Review of The Platform
The Platform. Directed by Galder Gaztelu-Urrutia, Basque Films, distributed by Netflix, 2019.
The Spanish director, Galder Gaztelu-Urrutia’s Spanish-language thriller on Netflix, The Platform (El Hoyo, 2019) is set in a dystopian future in a “Vertical Self-Management Center.” It is a prison-like building referred to as “The Hole,” consisting of over 300 levels, with two inmates to a cell. A platform full of food descends every day from the highest level to the bottom to feed these incarcerated inmates, which is closely concerned with food distribution and rationing. The inmates at the highest level get to decide whatever and how much they desire to eat, after which the food is taken one level down. The leftovers of the inmates above become the food those below. People are randomly moved to another level after each month. The film illustrates the protagonist, Goreng’s physical and metaphorical journey which gradually reveals the brutal reality behind the Hole through his experiences with his cellmates and other people in the prison.
The movie has numerous dystopian characteristics, which may lead one to label it a dystopian movie, whereas some others may categorize it as a horror movie or science fiction horror thriller. Generically speaking, it bears certain similarities to the structural pattern of literary dystopias or dystopian movies. The film starts in medias res, as we find the protagonist Goreng (Ivan Massague) waking up on Level 48 in his cell, staring at his inmate, Trimagasi (Zorion Eguileor), an old man imprisoned due to his accidental murdering of an immigrant. The main character is initially confronted with the foil, Trimagasi, who expounds on how the system in the Hole functions, which starts his transition from a state of naivety to a state of knowledge and experience. He is gradually exposed to the reality of the system through external factors such as Trimagasi, Miharu, and other inmates. Miharu, whose name stands for “open one’s eyes wide” plays a significant role in his journey (Ishida 106).

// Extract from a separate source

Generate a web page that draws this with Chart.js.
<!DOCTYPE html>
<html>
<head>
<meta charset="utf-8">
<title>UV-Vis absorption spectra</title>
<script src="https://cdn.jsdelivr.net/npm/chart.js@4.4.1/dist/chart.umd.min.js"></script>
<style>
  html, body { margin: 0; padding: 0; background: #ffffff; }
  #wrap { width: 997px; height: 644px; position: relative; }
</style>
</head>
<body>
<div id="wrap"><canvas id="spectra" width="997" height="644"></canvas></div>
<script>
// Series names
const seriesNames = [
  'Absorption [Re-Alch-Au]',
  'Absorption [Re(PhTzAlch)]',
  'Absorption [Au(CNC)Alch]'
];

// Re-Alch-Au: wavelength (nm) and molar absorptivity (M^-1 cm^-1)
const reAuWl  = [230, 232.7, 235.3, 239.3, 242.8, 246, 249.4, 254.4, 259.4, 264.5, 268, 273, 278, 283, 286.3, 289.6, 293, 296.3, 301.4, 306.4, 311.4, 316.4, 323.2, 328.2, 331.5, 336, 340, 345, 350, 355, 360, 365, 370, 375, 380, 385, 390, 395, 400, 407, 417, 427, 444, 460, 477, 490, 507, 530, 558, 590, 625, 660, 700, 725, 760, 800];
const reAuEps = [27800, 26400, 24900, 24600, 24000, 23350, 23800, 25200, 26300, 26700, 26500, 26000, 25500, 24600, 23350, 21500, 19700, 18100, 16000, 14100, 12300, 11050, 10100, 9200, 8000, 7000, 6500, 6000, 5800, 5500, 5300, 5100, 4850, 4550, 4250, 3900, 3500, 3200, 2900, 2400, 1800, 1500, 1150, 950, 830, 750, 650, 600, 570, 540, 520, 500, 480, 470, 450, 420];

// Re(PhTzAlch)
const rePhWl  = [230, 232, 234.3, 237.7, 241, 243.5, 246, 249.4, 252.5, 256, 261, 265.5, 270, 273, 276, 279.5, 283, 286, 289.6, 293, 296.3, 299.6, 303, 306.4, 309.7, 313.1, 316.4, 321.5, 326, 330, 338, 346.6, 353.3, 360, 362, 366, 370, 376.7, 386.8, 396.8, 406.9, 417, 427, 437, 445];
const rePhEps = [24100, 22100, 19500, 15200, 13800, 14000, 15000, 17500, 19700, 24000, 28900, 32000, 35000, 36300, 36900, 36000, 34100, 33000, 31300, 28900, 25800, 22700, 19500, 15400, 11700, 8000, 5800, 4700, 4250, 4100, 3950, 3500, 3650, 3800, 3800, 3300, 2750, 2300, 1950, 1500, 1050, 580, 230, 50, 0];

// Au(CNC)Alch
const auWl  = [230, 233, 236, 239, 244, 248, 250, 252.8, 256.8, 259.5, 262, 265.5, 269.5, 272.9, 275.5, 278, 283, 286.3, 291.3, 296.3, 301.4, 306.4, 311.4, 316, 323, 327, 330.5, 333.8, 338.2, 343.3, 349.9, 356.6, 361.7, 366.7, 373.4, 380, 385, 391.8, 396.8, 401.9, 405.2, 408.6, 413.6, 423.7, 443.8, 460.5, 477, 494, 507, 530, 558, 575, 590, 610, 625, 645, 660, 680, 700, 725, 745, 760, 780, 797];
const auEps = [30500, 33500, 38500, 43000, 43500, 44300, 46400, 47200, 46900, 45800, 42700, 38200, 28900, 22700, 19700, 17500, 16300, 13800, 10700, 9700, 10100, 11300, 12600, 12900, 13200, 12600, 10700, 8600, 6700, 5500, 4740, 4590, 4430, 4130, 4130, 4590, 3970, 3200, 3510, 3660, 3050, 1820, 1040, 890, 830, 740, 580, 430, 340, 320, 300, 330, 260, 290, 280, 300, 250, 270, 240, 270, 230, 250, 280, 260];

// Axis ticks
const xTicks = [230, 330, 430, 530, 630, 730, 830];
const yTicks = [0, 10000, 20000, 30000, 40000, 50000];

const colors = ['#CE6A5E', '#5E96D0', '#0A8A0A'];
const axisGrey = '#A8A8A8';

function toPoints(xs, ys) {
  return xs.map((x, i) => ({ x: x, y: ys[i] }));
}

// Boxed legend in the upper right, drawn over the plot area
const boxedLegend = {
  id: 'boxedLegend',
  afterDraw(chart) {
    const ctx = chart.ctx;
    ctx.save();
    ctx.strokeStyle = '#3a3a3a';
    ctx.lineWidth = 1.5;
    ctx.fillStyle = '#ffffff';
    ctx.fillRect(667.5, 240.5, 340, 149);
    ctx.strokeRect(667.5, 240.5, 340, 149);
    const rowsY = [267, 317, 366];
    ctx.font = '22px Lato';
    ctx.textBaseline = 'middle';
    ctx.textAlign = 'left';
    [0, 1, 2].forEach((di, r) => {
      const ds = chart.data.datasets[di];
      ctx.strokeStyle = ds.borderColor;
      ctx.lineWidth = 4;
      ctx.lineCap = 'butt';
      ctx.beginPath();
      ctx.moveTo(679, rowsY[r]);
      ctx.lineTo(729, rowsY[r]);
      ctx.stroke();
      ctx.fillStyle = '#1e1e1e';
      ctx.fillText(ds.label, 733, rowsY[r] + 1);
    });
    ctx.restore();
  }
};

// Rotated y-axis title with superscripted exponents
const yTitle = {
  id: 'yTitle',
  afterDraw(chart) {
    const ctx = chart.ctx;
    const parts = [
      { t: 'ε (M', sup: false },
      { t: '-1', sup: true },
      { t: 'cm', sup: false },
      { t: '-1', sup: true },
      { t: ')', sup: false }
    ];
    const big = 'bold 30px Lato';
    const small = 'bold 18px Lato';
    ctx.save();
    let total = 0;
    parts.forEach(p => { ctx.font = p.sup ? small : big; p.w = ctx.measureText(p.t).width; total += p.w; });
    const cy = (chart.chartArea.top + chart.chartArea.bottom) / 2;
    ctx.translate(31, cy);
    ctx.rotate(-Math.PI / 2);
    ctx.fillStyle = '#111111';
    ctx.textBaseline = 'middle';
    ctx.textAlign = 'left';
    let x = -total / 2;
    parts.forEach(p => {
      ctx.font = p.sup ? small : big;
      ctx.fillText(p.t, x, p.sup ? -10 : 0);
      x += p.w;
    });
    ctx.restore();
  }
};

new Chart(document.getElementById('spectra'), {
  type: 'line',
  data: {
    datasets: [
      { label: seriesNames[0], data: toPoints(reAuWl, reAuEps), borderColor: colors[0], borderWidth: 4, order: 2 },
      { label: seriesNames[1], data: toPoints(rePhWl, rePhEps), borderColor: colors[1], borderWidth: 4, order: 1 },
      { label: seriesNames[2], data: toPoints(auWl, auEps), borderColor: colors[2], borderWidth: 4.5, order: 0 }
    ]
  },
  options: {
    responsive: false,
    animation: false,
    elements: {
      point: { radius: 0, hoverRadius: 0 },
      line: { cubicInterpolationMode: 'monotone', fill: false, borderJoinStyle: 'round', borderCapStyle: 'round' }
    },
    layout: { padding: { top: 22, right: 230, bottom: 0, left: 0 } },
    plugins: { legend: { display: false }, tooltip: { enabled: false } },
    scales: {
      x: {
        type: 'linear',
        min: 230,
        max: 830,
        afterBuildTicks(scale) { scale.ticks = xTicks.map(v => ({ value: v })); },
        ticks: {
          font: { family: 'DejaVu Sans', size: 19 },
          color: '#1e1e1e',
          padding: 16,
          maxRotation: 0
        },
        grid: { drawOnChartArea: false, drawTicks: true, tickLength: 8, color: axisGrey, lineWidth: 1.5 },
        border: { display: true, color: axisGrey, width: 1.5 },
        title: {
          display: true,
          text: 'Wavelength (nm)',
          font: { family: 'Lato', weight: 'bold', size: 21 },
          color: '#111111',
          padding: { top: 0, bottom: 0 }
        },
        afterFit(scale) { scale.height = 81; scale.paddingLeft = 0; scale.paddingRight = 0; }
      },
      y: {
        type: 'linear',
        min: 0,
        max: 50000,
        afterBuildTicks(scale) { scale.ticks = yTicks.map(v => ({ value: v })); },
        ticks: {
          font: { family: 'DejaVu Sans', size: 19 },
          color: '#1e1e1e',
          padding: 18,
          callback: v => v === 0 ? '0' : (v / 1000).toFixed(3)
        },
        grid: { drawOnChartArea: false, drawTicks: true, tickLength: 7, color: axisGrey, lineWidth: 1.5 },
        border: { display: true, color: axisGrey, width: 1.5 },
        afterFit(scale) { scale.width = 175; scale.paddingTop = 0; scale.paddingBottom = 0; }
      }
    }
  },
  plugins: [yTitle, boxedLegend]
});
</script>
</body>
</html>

The dystopian protagonist starts to comprehend the internal mechanics of the system and resists against the system. Goreng, who takes Cervantes’s book, Don Quixote with him as his only item, struggles hard both to understand how the Hole works and to promote fair food rationing so that everyone can have something to eat. When the protagonist does not find support from other characters, his determination is partially vitiated. The protagonist manages to stay alive and reach the symbol of hope, a girl in this case. The girl who is implied to be Miharu’s daughter ultimately becomes the token of hope that may have the potential to change the current structure. Although the blame is not explicitly put on a political body, or rather, there does not exist a political body suppressing its citizens on a holistic level, the projected world remains highly dystopian.

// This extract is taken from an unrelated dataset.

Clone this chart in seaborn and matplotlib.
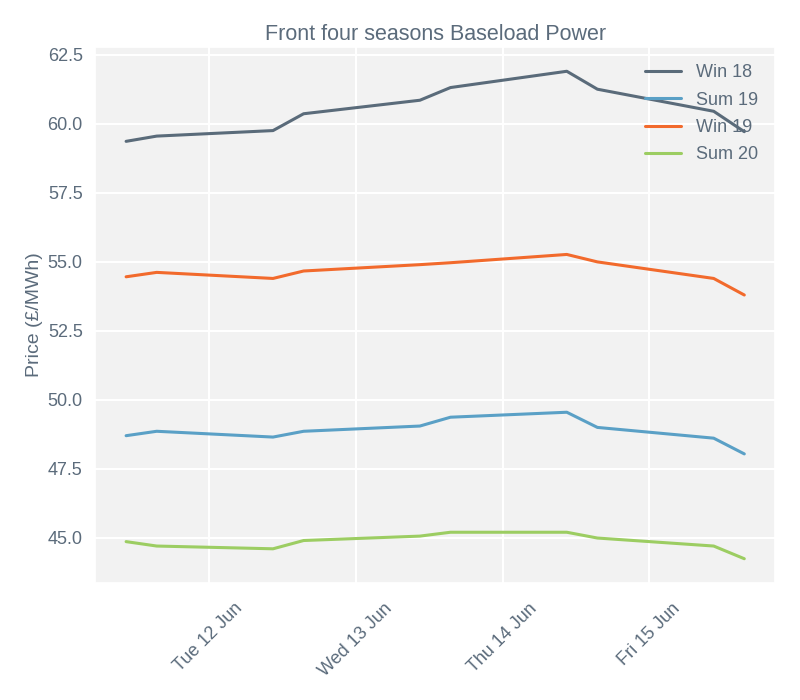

It is possible to approach the movie from numerous perspectives that relate to the larger intellectual and philosophical questions and concerns raised. With its strong dystopian undertones, the movie engages itself with themes such as suppression, greed, cannibalism, corruption, surveillance, empathy, self-centrism versus altruism, violence, survival, Maslow’s hierarchy of needs, control, loss of individualism, social class, inequality, capitalism, the fluidity and fragile nature of borders in between different social classes, socialism, and racism. The Platform highlights how people do serious harm to others in order to survive and to climb up the ladder before them—a strong critique against capitalism. These points, illustrated on differing levels in the movie, can be introduced as relevant to research on science fiction films, dystopian films, science fiction in literature and media, as well as utopian and dystopian narratives and their cinematographic representations.

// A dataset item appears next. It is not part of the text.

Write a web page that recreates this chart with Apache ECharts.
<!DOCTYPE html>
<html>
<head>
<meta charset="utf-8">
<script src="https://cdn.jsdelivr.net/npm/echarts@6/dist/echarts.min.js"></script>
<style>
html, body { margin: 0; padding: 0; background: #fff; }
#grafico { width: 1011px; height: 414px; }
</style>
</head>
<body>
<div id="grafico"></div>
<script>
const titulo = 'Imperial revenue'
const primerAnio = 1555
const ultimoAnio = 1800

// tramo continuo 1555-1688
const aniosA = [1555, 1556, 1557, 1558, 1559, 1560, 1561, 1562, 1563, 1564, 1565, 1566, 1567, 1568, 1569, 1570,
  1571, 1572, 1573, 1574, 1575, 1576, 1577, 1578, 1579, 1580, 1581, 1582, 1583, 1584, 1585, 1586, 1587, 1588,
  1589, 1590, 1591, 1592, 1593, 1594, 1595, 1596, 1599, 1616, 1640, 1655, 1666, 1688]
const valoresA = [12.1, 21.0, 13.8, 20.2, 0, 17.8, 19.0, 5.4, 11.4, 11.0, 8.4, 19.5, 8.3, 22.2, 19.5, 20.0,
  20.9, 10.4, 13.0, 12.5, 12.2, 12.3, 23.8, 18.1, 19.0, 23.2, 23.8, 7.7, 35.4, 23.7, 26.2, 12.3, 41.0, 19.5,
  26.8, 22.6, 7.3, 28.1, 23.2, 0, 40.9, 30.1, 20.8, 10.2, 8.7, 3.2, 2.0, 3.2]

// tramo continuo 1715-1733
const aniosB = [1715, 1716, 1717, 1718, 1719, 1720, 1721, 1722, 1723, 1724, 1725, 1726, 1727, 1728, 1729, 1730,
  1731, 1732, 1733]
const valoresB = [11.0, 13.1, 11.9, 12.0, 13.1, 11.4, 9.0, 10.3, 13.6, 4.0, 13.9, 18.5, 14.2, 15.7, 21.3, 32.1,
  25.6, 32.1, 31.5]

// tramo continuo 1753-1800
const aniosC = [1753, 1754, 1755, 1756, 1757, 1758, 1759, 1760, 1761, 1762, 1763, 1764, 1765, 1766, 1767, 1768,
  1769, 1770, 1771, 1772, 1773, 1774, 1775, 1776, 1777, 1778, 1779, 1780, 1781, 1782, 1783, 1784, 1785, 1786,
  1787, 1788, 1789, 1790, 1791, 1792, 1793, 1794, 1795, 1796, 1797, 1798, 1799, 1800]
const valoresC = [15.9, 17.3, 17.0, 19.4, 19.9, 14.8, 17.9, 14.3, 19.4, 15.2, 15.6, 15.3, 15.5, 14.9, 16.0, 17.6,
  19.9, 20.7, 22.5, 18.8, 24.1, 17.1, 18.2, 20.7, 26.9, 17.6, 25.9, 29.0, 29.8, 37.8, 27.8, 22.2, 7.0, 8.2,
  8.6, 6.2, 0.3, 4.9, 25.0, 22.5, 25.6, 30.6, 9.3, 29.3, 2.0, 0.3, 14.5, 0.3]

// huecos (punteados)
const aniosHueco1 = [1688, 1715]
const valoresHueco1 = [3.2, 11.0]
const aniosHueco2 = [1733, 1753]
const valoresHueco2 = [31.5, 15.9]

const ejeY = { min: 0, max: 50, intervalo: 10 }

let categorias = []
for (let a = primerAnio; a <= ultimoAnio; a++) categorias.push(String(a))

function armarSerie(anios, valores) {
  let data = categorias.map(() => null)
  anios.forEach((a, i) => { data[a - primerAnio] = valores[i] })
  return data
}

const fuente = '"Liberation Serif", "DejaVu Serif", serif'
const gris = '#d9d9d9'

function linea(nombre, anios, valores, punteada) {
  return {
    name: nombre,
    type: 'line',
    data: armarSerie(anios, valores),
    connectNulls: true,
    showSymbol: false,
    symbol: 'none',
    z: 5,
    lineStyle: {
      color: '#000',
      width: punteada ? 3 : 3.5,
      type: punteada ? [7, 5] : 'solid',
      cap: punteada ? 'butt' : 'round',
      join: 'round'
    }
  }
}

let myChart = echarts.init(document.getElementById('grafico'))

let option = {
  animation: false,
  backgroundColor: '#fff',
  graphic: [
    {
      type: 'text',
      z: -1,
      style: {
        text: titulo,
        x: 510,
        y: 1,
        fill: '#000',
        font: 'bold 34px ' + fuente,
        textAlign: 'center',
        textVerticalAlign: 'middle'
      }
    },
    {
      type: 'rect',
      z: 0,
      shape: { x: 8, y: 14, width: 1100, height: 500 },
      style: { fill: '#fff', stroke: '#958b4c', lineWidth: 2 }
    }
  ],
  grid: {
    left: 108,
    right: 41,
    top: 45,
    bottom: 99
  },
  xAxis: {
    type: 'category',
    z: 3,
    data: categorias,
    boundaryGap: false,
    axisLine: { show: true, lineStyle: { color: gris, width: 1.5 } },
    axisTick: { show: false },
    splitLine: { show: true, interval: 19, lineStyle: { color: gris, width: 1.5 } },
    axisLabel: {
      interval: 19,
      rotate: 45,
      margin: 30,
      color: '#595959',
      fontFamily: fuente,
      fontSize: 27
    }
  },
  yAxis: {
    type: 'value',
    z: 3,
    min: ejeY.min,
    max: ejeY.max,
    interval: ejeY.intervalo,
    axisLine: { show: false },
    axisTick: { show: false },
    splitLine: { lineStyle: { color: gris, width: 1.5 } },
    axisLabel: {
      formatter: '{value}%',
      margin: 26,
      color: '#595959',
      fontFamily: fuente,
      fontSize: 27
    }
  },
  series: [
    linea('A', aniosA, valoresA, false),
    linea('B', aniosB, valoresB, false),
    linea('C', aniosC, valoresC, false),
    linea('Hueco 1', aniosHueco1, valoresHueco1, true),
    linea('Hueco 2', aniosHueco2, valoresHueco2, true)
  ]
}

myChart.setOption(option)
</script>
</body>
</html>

It is no surprise that The Platform has immediately become one of the most viewed movies in Netflix during the time of COVID-19. It has many similarities to the current pandemic and the new “normal” lifestyle it has brought, as social distancing and individual physical existence seem to occupy an instrumental role in both situations (emphasis added). Survival becomes the chief objective of inmates in the pit, which is followed by the desire to be on the level above, creating a dichotomy between those below and those above. Although there may be the possibility that food is sufficient for everyone, inmates eat as much as they wish instead of rationing. Therefore, people on the lower levels resort to cannibalism when they are unable to feed themselves. The self-centered approach has become clear and palpable even within the context of the COVID-19 pandemic, the concrete parallel of which can be people’s hoarding toilette papers, not caring for the needs of others.
In conclusion, The Platform with its unique texture, rich content and idiosyncratic characteristics suggests avenues for analysis from numerous angles in the light of its themes and features, argumentation, and scholarly discussions. It represents topics that can be discussed within the context of various disciplines, suitable for the interdisciplinary nature of dystopian studies. The search for an ideal system, the nature of humans, and the need to disrupt dichotomous thinking in order to engender a non-binary approach would further discussion within literature, political science, and environmental humanities, which all reflect the strong potential of the movie in contributing to scholarly, academic and pedagogical approaches.
Ishida, Priscilla. “Corpus Data and the Treatment of Idioms in Japanese Monolingual Dictionaries.” Research on Phraseology in Europe and Asia, edited by Joanna Szerszunowicz, Bogusław Nowowiejski, Takaaki Kanzaki, Katsumasa Yagi, University of Bialystok Publishing House, 2011, pp. 101-127.